What often happens when two chickens meet that don’t know how they rank, one tries to intimidate the other, generally by a peck but maybe something more serious. If one runs away, they are well on the way to sorting it out. There may be some chasing involved, and sometimes one goes out of its way to intimidate the other to reinforce that ranking, but usually it works out.

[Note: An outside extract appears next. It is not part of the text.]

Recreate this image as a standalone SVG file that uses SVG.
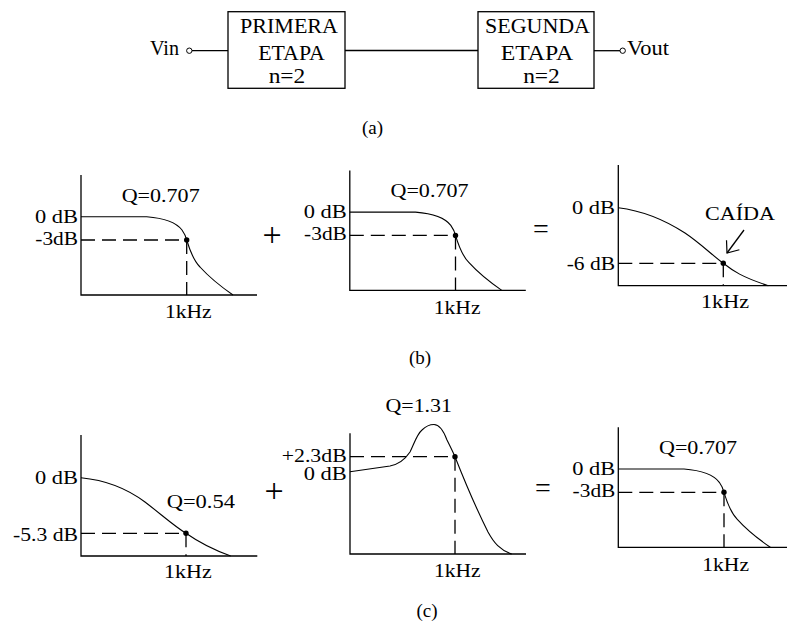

If one does not run away, it can get serious. That is a direct challenge and can lead to a fight. They will flare their neck feathers and jump at each other, trying to peck and claw. Even here it usually takes very little time for one to realize they are better off running away, so these normally end pretty quickly. But if they are evenly matched they may fight a while. The big danger comes in if one cannot run away and get away, even with some chasing. That’s why room is really important when you are integrating. If one gets caught in a corner or against a fence where it can’t run away, it may just hunker down and quit, but the other keeps attacking. That’s not good. Most of the time they work all this out, but occasionally you do hear a real horror story. But if you read through this forum with the thousands of people going through this process, you really don’t read that many stories of where chickens were actually killed. It really does work out most of the time, especially if they have room to run or just avoid the bullies to start with.
How long will it last? I wish I knew. Each chicken has its own personality and each flock has its own dynamics. We all have unique circumstances in how we house and manage them. I’ve never been through exactly what you are going through. I raise pullets with the flock. Mine normally integrate with the adults when they start laying. Until then, they form a separate flock.
I suspect yours will work out an accommodation in a few days at most where they get along but maybe form two separate flocks so they can avoid each other during the day. It might really help if you could house them side by side for a few days to help calm them down before they mix. Eventually they will form one happy flock but even then don’t be surprised if they form a sub-flock during the day part of the time. Each flock is different. They don’t all act the same.
I know this is long and rambling. Hopefully you can get something out of it that helps. Good luck!